Bagi sebagian orang, keyakinan untuk bersatu kembali dengan keluarga atau memenuhi tujuan di luar kamp membuat mereka tak menyerah.
Menurut Man’s Search for Meaning, orang-orang yang berhasil selamat dari penderitaan ekstrem seringkali berhasil karena mereka berkeyakinan kuat akan makna di balik penderitaan, keyakinan bahwa hidup memiliki tujuan, bahkan dalam kesakitan; kekuatan spiritual untuk menghadapi kehilangan; cinta kasih kepada sesama sebagai cahaya penuntun.

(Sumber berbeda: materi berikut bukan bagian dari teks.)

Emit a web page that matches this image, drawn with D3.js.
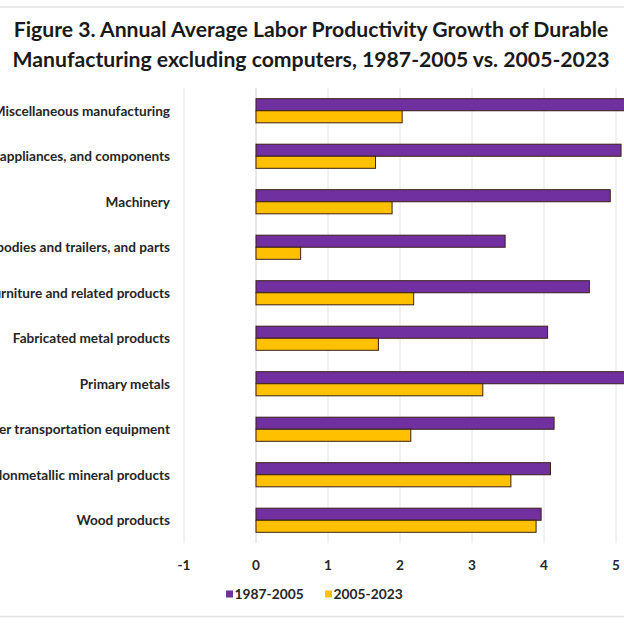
<!DOCTYPE html>
<html>
<head>
<meta charset="utf-8">
<script src="https://cdn.jsdelivr.net/npm/d3@7"></script>
<style>
  body { margin: 0; background: #fff; }
  svg { display: block; font-family: Lato, "Open Sans", sans-serif; }
</style>
</head>
<body>
<svg width="624" height="624"></svg>
<script>
// categories, top to bottom
const categories = [
  'Miscellaneous manufacturing',
  'Electrical equipment, appliances, and components',
  'Machinery',
  'Motor vehicles, bodies and trailers, and parts',
  'Furniture and related products',
  'Fabricated metal products',
  'Primary metals',
  'Other transportation equipment',
  'Nonmetallic mineral products',
  'Wood products'
];
const series = ['1987-2005', '2005-2023'];
const values1987 = [5.3, 5.07, 4.92, 3.46, 4.63, 4.05, 5.5, 4.14, 4.09, 3.96];
const values2005 = [2.03, 1.66, 1.89, 0.62, 2.19, 1.70, 3.15, 2.15, 3.54, 3.89];
const ticks = [-1, 0, 1, 2, 3, 4, 5];
const colors = ['#7030a0', '#ffc000'];

const data = categories.map((c, i) => ({
  category: c,
  values: [
    { key: series[0], value: values1987[i] },
    { key: series[1], value: values2005[i] }
  ]
}));

const svg = d3.select('svg');
const plot = { left: 184, right: 616, top: 88, bottom: 543 };

const x = d3.scaleLinear().domain([-1, 5]).range([plot.left, plot.right]);
const y0 = d3.scaleBand()
  .domain(categories)
  .range([plot.top, plot.bottom])
  .paddingInner(0.47)
  .paddingOuter(0.235);
const y1 = d3.scaleBand().domain(series).range([0, y0.bandwidth()]);
const z = d3.scaleOrdinal().domain(series).range(colors);

// top and bottom frame lines
svg.append('line')
  .attr('x1', 0).attr('x2', 624).attr('y1', 7).attr('y2', 7)
  .attr('stroke', '#e2e2e2').attr('stroke-width', 1.5);
svg.append('line')
  .attr('x1', 0).attr('x2', 624).attr('y1', 616.5).attr('y2', 616.5)
  .attr('stroke', '#e2e2e2').attr('stroke-width', 1.5);

// Title
svg.append('text')
  .attr('x', 312)
  .attr('text-anchor', 'middle')
  .attr('font-weight', 'bold')
  .attr('font-size', 21.2)
  .attr('fill', '#1a1a1a')
  .selectAll('tspan')
  .data([
    'Figure 3. Annual Average Labor Productivity Growth of Durable',
    'Manufacturing excluding computers, 1987-2005 vs. 2005-2023'
  ])
  .enter()
  .append('tspan')
  .attr('x', 311)
  .attr('y', (d, i) => 37 + i * 29.5)
  .text(d => d);

// Gridlines
svg.append('g')
  .attr('class', 'grid')
  .selectAll('line')
  .data(ticks)
  .enter()
  .append('line')
  .attr('x1', d => x(d)).attr('x2', d => x(d))
  .attr('y1', plot.top).attr('y2', plot.bottom)
  .attr('stroke', d => (d === 0 ? '#d0d0d0' : '#e4e4e4'))
  .attr('stroke-width', 1);

// Bars
svg.append('g')
  .attr('class', 'plotarea')
  .selectAll('g')
  .data(data)
  .enter()
  .append('g')
  .attr('transform', d => `translate(0,${y0(d.category)})`)
  .selectAll('rect')
  .data(d => d.values)
  .enter()
  .append('rect')
  .attr('x', d => x(Math.min(0, d.value)))
  .attr('y', d => y1(d.key))
  .attr('width', d => Math.abs(x(d.value) - x(0)))
  .attr('height', y1.bandwidth())
  .attr('fill', d => z(d.key))
  .attr('stroke', '#3b1f14')
  .attr('stroke-width', 1);

// Category labels
svg.append('g')
  .attr('class', 'y-axis')
  .attr('font-weight', 'bold')
  .attr('font-size', 13.6)
  .attr('fill', '#262626')
  .attr('text-anchor', 'end')
  .selectAll('text')
  .data(categories)
  .enter()
  .append('text')
  .attr('x', 170)
  .attr('y', d => y0(d) + y0.bandwidth() / 2)
  .attr('dy', '0.35em')
  .text(d => d);

// X-Axis labels
svg.append('g')
  .attr('class', 'x-axis')
  .attr('font-weight', 'bold')
  .attr('font-size', 13.6)
  .attr('fill', '#262626')
  .attr('text-anchor', 'middle')
  .selectAll('text')
  .data(ticks)
  .enter()
  .append('text')
  .attr('x', d => x(d))
  .attr('y', 565)
  .attr('dy', '0.35em')
  .text(d => d);

// Legend
const legendX = [226, 325];
const legend = svg.append('g')
  .attr('class', 'legend')
  .attr('font-weight', 'bold')
  .attr('font-size', 13.8)
  .attr('fill', '#262626')
  .selectAll('g')
  .data(series)
  .enter()
  .append('g')
  .attr('transform', (d, i) => `translate(${legendX[i]},594)`);

legend.append('rect')
  .attr('x', 0).attr('y', -3.5)
  .attr('width', 7).attr('height', 7)
  .attr('fill', z);

legend.append('text')
  .attr('x', 8.5)
  .attr('dy', '0.35em')
  .text(d => d);
</script>
</body>
</html>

Keyakinan bersifat sangat pribadi. Meskipun orang mengalami penganiayaan, penindasan, atau kesulitan, sistem keyakinan mereka merupakan pilihan internal. Keyakinan memberikan tujuan, walau dalam penderitaan. Keyakinan sejati mampu menahan tekanan eksternal—orang mungkin dipaksa untuk diam, tetapi keyakinan itu sendiri tak dapat dihapus. Keyakinan mendorong ketahanan. Mereka yang beriman yang kuat menanggung kesulitan dengan kesabaran, mengetahui bahwa penderitaan mereka bermakna.
Sebagai pengikut awal Islam, Bilal bin Rabah (radhiyallahu 'anhu) yang merupakan budak disiksa oleh bosnya agar ia meninggalkan keyakinannya kepada Allah. Ia menahan rasa sakit yang amat sangat tetapi terus mengucapkan "Ahad, Ahad" (Allah Esa). Para penganiayanya tak dapat mencabut keimanan dari qalbunya.

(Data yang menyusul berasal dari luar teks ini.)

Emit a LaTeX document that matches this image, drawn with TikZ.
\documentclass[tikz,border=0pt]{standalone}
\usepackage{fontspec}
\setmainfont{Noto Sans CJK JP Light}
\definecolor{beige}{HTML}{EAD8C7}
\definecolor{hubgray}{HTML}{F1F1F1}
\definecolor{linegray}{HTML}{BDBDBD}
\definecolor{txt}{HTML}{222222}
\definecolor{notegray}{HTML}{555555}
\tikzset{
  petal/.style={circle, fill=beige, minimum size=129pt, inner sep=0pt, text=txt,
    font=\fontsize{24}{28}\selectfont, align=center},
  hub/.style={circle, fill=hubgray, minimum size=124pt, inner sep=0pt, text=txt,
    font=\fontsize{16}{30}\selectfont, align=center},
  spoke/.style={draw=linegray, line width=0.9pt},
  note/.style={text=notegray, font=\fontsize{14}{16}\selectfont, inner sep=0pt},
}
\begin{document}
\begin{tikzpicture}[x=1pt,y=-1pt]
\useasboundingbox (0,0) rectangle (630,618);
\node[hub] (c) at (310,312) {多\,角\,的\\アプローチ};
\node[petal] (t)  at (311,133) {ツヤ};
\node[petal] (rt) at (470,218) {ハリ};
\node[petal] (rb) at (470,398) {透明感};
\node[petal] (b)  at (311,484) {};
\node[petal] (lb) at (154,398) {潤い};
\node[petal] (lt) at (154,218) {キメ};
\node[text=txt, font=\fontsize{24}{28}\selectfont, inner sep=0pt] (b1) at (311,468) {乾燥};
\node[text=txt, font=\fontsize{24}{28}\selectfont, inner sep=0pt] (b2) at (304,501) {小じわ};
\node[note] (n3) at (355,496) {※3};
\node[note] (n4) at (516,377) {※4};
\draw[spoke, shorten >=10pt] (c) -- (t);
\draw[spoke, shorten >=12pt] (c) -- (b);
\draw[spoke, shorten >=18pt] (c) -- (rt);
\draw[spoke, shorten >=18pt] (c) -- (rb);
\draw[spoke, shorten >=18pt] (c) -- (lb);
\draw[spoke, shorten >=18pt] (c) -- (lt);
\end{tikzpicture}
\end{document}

Metamorphoses karya Ovid melukiskan Pygmalion, seorang pematung yang percaya pada keindahan dan kesucian ideal. Pengabdiannya membuat para dewa meniupkan kehidupan ke dalam patungnya, menunjukkan bahwa keyakinan yang mndalam dapat membentuk realitas.
Ut rediit, simulacra suae petit ille puellae,
[Saat kembali, ia mencari patung kesayangannya,]
incumbensque toro dedit oscula: visa tepere est.
[berbaring di sisinya, menciumnya: tampak hangat.]
Admovet os rursus, temptat quoque bracchia; temptatum
[Ia menciumnya lagi, menyentuh lengannya; dengan sentuhannya,]
mollescit ebur, positoque rigore subsidit digitis.
[gading itu melunak, kekakuannya mencair di bawah jarinya]
Keyakinan dan keyakinan dapat mengubah realitas—Pygmalion percaya bahwa patungnya dapat hidup, dan doanya dikabulkan oleh Venus. Keteguhan hati seseorang tak dapat direnggut; justru, ia bisa menginspirasi perubahan besar.